> [Written request] Reproduce exactly the lines below, from the first one through the line containing "plt.rcParams['font.family'] = ['Roboto', 'DejaVu", and omit any pictures.

> [Dataset excerpt]
####################

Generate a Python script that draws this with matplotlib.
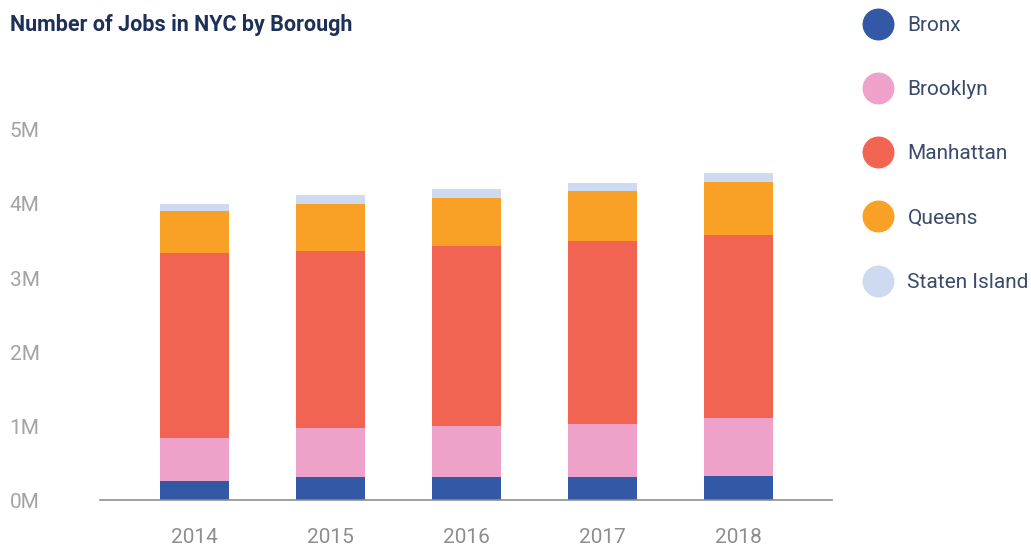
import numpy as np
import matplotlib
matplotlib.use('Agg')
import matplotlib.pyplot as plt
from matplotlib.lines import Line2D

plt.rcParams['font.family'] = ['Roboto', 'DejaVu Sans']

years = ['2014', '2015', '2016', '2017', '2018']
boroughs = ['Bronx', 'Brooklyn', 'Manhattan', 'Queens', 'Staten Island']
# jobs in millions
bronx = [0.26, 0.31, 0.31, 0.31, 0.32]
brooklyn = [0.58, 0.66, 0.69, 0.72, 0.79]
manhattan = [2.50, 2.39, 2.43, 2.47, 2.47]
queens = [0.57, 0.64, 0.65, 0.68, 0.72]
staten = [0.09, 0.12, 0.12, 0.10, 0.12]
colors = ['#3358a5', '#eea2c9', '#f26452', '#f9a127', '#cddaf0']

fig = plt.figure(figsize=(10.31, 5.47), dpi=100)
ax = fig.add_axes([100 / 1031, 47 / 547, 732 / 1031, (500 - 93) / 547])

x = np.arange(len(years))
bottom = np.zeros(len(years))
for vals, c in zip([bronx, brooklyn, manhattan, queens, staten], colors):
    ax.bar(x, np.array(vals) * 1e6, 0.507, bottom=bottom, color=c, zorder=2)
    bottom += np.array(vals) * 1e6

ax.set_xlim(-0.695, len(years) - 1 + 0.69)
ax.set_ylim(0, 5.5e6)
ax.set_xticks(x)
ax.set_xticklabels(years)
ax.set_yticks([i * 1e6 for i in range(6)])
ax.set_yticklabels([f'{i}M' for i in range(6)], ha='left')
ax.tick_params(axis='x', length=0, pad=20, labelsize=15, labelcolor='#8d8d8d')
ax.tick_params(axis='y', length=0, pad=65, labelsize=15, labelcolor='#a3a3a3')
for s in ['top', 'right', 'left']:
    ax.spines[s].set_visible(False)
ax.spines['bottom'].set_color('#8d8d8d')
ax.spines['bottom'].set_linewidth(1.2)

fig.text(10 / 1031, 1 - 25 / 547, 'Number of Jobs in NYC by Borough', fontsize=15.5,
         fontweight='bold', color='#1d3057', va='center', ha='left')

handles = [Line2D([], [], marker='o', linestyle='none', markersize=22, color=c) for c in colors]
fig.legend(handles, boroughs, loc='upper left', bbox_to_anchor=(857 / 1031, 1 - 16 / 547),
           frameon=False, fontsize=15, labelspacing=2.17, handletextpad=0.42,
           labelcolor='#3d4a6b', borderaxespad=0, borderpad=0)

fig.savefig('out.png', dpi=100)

####################

> [Task answer]
Generate a Python script that draws this with matplotlib.
import numpy as np
import matplotlib
matplotlib.use('Agg')
import matplotlib.pyplot as plt
from matplotlib.lines import Line2D

plt.rcParams['font.family'] = ['Roboto', 'DejaVu Sans']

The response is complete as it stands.